* Task prompt *
Exactly as written, retype the listing below, omitting the pictures.
═══
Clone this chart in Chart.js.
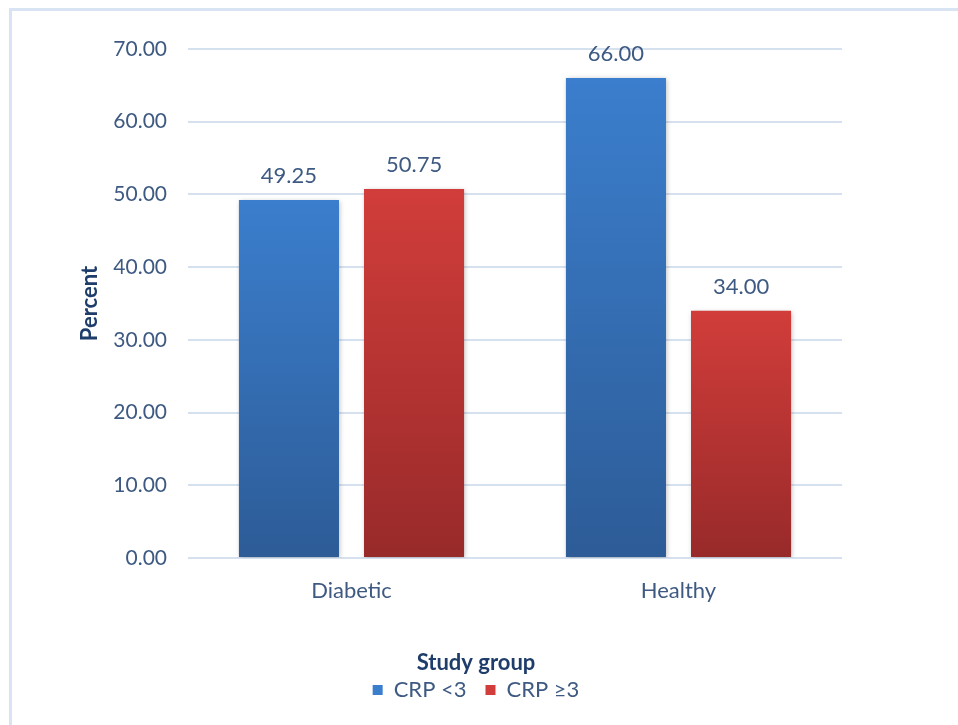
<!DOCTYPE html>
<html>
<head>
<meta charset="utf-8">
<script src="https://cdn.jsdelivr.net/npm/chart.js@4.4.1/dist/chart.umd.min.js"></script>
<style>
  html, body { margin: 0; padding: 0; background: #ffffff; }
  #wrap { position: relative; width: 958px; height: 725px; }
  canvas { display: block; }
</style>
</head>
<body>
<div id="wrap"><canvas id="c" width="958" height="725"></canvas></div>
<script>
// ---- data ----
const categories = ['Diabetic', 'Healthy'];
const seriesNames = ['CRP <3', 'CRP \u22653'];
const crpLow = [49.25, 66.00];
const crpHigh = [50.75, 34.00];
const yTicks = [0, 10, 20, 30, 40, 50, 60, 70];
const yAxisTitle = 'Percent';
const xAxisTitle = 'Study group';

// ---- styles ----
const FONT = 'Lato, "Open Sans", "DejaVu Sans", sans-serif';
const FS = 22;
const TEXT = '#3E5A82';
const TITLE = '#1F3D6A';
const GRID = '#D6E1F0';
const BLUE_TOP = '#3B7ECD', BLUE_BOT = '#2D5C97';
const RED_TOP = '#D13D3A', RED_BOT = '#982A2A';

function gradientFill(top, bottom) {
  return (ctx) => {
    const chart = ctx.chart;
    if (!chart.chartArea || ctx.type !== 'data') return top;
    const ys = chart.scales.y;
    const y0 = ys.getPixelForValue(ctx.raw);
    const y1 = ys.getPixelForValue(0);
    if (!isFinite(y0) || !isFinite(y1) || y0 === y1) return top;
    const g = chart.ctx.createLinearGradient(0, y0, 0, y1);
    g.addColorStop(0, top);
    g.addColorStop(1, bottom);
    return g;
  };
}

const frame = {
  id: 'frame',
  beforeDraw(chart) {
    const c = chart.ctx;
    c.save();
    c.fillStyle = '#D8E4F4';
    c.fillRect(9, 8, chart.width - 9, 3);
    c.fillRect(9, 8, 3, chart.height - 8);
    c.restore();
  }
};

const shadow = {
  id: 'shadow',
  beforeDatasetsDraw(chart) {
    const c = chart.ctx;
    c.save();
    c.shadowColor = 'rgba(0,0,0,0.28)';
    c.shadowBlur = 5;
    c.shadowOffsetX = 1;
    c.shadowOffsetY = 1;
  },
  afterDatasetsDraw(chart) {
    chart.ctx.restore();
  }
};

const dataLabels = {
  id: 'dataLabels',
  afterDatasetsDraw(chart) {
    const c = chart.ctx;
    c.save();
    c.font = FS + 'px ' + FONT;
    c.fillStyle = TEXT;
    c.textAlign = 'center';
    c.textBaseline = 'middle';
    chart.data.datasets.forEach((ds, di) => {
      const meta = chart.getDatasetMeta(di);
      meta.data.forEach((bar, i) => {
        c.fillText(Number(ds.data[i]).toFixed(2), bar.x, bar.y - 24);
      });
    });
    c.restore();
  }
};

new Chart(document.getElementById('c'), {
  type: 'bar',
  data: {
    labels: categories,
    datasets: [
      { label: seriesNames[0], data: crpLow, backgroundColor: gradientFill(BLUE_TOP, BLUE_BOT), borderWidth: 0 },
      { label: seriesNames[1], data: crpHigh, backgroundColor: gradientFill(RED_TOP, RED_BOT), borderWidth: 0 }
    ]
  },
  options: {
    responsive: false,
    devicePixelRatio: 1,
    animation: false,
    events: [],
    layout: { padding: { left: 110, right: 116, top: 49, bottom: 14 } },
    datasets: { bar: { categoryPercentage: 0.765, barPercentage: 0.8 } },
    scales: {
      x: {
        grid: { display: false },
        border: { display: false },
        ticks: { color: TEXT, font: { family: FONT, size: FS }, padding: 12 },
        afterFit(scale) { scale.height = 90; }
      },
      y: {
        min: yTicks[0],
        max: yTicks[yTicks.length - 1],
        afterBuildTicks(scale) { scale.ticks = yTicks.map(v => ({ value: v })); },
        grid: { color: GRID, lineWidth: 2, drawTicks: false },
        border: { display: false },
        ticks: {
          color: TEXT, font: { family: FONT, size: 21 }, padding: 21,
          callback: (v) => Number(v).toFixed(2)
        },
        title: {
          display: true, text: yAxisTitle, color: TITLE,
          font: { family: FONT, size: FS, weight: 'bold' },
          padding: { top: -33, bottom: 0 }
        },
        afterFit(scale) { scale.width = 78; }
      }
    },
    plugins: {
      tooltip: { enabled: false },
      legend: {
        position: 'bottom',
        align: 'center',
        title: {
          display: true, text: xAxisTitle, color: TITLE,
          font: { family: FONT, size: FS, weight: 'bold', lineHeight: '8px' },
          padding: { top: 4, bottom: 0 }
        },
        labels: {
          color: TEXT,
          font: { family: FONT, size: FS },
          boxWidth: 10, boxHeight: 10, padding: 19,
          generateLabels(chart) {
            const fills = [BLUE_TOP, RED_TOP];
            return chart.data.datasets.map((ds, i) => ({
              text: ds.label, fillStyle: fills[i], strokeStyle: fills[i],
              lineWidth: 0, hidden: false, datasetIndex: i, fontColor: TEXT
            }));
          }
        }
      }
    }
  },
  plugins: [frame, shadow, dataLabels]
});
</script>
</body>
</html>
═══
* Full output *
Clone this chart in Chart.js.
<!DOCTYPE html>
<html>
<head>
<meta charset="utf-8">
<script src="https://cdn.jsdelivr.net/npm/chart.js@4.4.1/dist/chart.umd.min.js"></script>
<style>
  html, body { margin: 0; padding: 0; background: #ffffff; }
  #wrap { position: relative; width: 958px; height: 725px; }
  canvas { display: block; }
</style>
</head>
<body>
<div id="wrap"><canvas id="c" width="958" height="725"></canvas></div>
<script>
// ---- data ----
const categories = ['Diabetic', 'Healthy'];
const seriesNames = ['CRP <3', 'CRP \u22653'];
const crpLow = [49.25, 66.00];
const crpHigh = [50.75, 34.00];
const yTicks = [0, 10, 20, 30, 40, 50, 60, 70];
const yAxisTitle = 'Percent';
const xAxisTitle = 'Study group';

// ---- styles ----
const FONT = 'Lato, "Open Sans", "DejaVu Sans", sans-serif';
const FS = 22;
const TEXT = '#3E5A82';
const TITLE = '#1F3D6A';
const GRID = '#D6E1F0';
const BLUE_TOP = '#3B7ECD', BLUE_BOT = '#2D5C97';
const RED_TOP = '#D13D3A', RED_BOT = '#982A2A';

function gradientFill(top, bottom) {
  return (ctx) => {
    const chart = ctx.chart;
    if (!chart.chartArea || ctx.type !== 'data') return top;
    const ys = chart.scales.y;
    const y0 = ys.getPixelForValue(ctx.raw);
    const y1 = ys.getPixelForValue(0);
    if (!isFinite(y0) || !isFinite(y1) || y0 === y1) return top;
    const g = chart.ctx.createLinearGradient(0, y0, 0, y1);
    g.addColorStop(0, top);
    g.addColorStop(1, bottom);
    return g;
  };
}

const frame = {
  id: 'frame',
  beforeDraw(chart) {
    const c = chart.ctx;
    c.save();
    c.fillStyle = '#D8E4F4';
    c.fillRect(9, 8, chart.width - 9, 3);
    c.fillRect(9, 8, 3, chart.height - 8);
    c.restore();
  }
};

const shadow = {
  id: 'shadow',
  beforeDatasetsDraw(chart) {
    const c = chart.ctx;
    c.save();
    c.shadowColor = 'rgba(0,0,0,0.28)';
    c.shadowBlur = 5;
    c.shadowOffsetX = 1;
    c.shadowOffsetY = 1;
  },
  afterDatasetsDraw(chart) {
    chart.ctx.restore();
  }
};

const dataLabels = {
  id: 'dataLabels',
  afterDatasetsDraw(chart) {
    const c = chart.ctx;
    c.save();
    c.font = FS + 'px ' + FONT;
    c.fillStyle = TEXT;
    c.textAlign = 'center';
    c.textBaseline = 'middle';
    chart.data.datasets.forEach((ds, di) => {
      const meta = chart.getDatasetMeta(di);
      meta.data.forEach((bar, i) => {
        c.fillText(Number(ds.data[i]).toFixed(2), bar.x, bar.y - 24);
      });
    });
    c.restore();
  }
};

new Chart(document.getElementById('c'), {
  type: 'bar',
  data: {
    labels: categories,
    datasets: [
      { label: seriesNames[0], data: crpLow, backgroundColor: gradientFill(BLUE_TOP, BLUE_BOT), borderWidth: 0 },
      { label: seriesNames[1], data: crpHigh, backgroundColor: gradientFill(RED_TOP, RED_BOT), borderWidth: 0 }
    ]
  },
  options: {
    responsive: false,
    devicePixelRatio: 1,
    animation: false,
    events: [],
    layout: { padding: { left: 110, right: 116, top: 49, bottom: 14 } },
    datasets: { bar: { categoryPercentage: 0.765, barPercentage: 0.8 } },
    scales: {
      x: {
        grid: { display: false },
        border: { display: false },
        ticks: { color: TEXT, font: { family: FONT, size: FS }, padding: 12 },
        afterFit(scale) { scale.height = 90; }
      },
      y: {
        min: yTicks[0],
        max: yTicks[yTicks.length - 1],
        afterBuildTicks(scale) { scale.ticks = yTicks.map(v => ({ value: v })); },
        grid: { color: GRID, lineWidth: 2, drawTicks: false },
        border: { display: false },
        ticks: {
          color: TEXT, font: { family: FONT, size: 21 }, padding: 21,
          callback: (v) => Number(v).toFixed(2)
        },
        title: {
          display: true, text: yAxisTitle, color: TITLE,
          font: { family: FONT, size: FS, weight: 'bold' },
          padding: { top: -33, bottom: 0 }
        },
        afterFit(scale) { scale.width = 78; }
      }
    },
    plugins: {
      tooltip: { enabled: false },
      legend: {
        position: 'bottom',
        align: 'center',
        title: {
          display: true, text: xAxisTitle, color: TITLE,
          font: { family: FONT, size: FS, weight: 'bold', lineHeight: '8px' },
          padding: { top: 4, bottom: 0 }
        },
        labels: {
          color: TEXT,
          font: { family: FONT, size: FS },
          boxWidth: 10, boxHeight: 10, padding: 19,
          generateLabels(chart) {
            const fills = [BLUE_TOP, RED_TOP];
            return chart.data.datasets.map((ds, i) => ({
              text: ds.label, fillStyle: fills[i], strokeStyle: fills[i],
              lineWidth: 0, hidden: false, datasetIndex: i, fontColor: TEXT
            }));
          }
        }
      }
    }
  },
  plugins: [frame, shadow, dataLabels]
});
</script>
</body>
</html>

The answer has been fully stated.